Cross Validation

Hello everyone,

I just started using guild.ai and have a question regarding cross-validation during hyperparameter optimisation.

As I understand it, guild runs my python scripts/jupyter notebooks externally and can change variables (hyperparameters) and read from the output. I created a small example using scikit-learn and skorch where I construct a model and dataset and then train the model.

So far, everything has worked fine. I can see all runs with their results and hyperparameters. However, I started wondering how I could integrate cross-validation with this.
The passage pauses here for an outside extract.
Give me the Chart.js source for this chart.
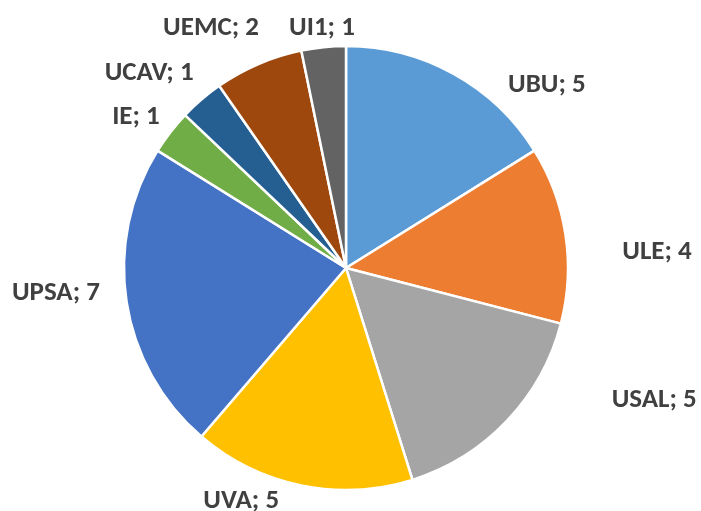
<!DOCTYPE html>
<html>
<head>
<meta charset="utf-8">
<script src="https://cdn.jsdelivr.net/npm/chart.js@4/dist/chart.umd.min.js"></script>
<style>
  body { margin: 0; background: #fff; }
  #wrap { width: 701px; height: 511px; }
</style>
</head>
<body>
<div id="wrap"><canvas id="myChart" width="701" height="511"></canvas></div>
<script>
// datos del grafico
var universidades = ['UBU', 'ULE', 'USAL', 'UVA', 'UPSA', 'IE', 'UCAV', 'UEMC', 'UI1'];
var valores = [5, 4, 5, 5, 7, 1, 1, 2, 1];
var colores = ['#5B9BD5', '#ED7D31', '#A5A5A5', '#FFC000', '#4472C4', '#70AD47', '#255E91', '#9E480E', '#636363'];

// posicion de las etiquetas: [angulo en grados, factor del radio]
var posEtiquetas = [
    [-42.5, 1.227],
    [-3.1, 1.403],
    [23.0, 1.508],
    [114.3, 1.147],
    [175.3, 1.311],
    [215.9, 1.168],
    [224.9, 1.252],
    [240.75, 1.244],
    [264.3, 1.091]
];

//Plugin para dibujar "NOMBRE; valor" fuera de cada sector
var etiquetasPlugin = {
    id: 'etiquetas',
    afterDatasetsDraw: function (chart) {
        var ctx = chart.ctx;
        var meta = chart.getDatasetMeta(0);
        ctx.save();
        ctx.font = 'bold 27px Carlito, "Liberation Sans Narrow", "Open Sans", sans-serif';
        ctx.fillStyle = '#404040';
        ctx.textAlign = 'center';
        ctx.textBaseline = 'middle';
        meta.data.forEach(function (arc, i) {
            var p = arc.getProps(['x', 'y', 'outerRadius'], true);
            var ang = posEtiquetas[i][0] * Math.PI / 180;
            var r = p.outerRadius * posEtiquetas[i][1];
            var texto = universidades[i] + '; ' + valores[i];
            ctx.fillText(texto, p.x + r * Math.cos(ang), p.y + r * Math.sin(ang) + 1);
        });
        ctx.restore();
    }
};

var ctx = document.getElementById('myChart').getContext('2d');

var myChart = new Chart(ctx, {
    type: 'pie',
    data: {
        labels: universidades,
        datasets: [{
            data: valores,
            backgroundColor: colores,
            borderColor: '#ffffff',
            borderWidth: 2.5
        }]
    },
    options: {
        responsive: false,
        animation: false,
        radius: 222,
        layout: {
            padding: { left: 0, right: 9, top: 25, bottom: 0 }
        },
        plugins: {
            legend: { display: false },
            tooltip: { enabled: false }
        }
    },
    plugins: [etiquetasPlugin]
});
</script>
</body>
</html>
I saw some remarks regarding “cv” in the guild source code but couldn’t find any examples in the documentation.

Does guild intercept the training data and manipulates it into several smaller datasets? Or do I have to change my code to integrate cross-validation?

I would be happy if you could shed some light on this!

Thank you
Jan-Lucas

To add some thoughts to this:

If cross-validation is handled explicitly in the training script, multiple results (runs) can be created in the same way as the grid search produces multiple results (runs). E. g. training a CNN three times during cross-validation creates three different loss curves.

The advantage of handling cross-validation with guild (if it’s not already possible) is that each run is really one single run.

Hi @jlsachse! This is a great question and gets to an upcoming feature “summary operations”.
We wrote up a sample project that shows how you’d be able to implement CV using Guild and includes separate data prep, training, and summary operations.

This demo is waiting on the summary operations feature, however.

For the time being I recommend that you implement cross validation as a single operation. This would follow the standard methods outlines in this sklean tutorial.

Because cross validation tends to iterate over all possible folds (given some number of divisions) it is sensible I think to implement this as a single training run. I offhand can’t think of a reason to use Guild to drive separate training runs, other than reflecting the summary scores separately. But this is not really what cross validation is useful for, rather it’s the average and std deviations of the scores when run across all of the folds.

Is there a reason you’d like to use Guild for running each fold separately, other than reflecting each pass as a separate run?

Hi @garrett,

Thank you for the quick answer and example. To set things into context, here are some details about my project:

I’m working with a small dataset, and I want to optimise multiple models with some hyperparameter search. I’ve not yet decided on the algorithm, but it will likely go with Bayes. Since the dataset is small, I think it makes sense to perform nested cross-validation.

I have two options:

  1. Integrate the nested cross-validation with guild ai hyperparameter optimisation + scikit-learn. This would be great for logging but also make the nested cross-validation seem more complicated as the outer and inner loops would be switched. I must also tightly control the random seeds to keep the splits constant across runs.

  2. I don’t use guild ai hyperparameter optimisation and use sickit-learn entirely for optimisation. This would hinder logging a bit, though.

For my first question: I only wanted a way to log loss functions in tensorboard across cross-validation runs. I use skorch to make my PyTorch model compatible with scikit-learn, and they offer a tensorboard logger. However, the logger doesn’t work with cross-validation as scikit-learn copies the model before runs, and there is a problem with the summary writer where it can’t be copied… So I tried to work around this with guild ai.

It would be great to hear your thoughts on this.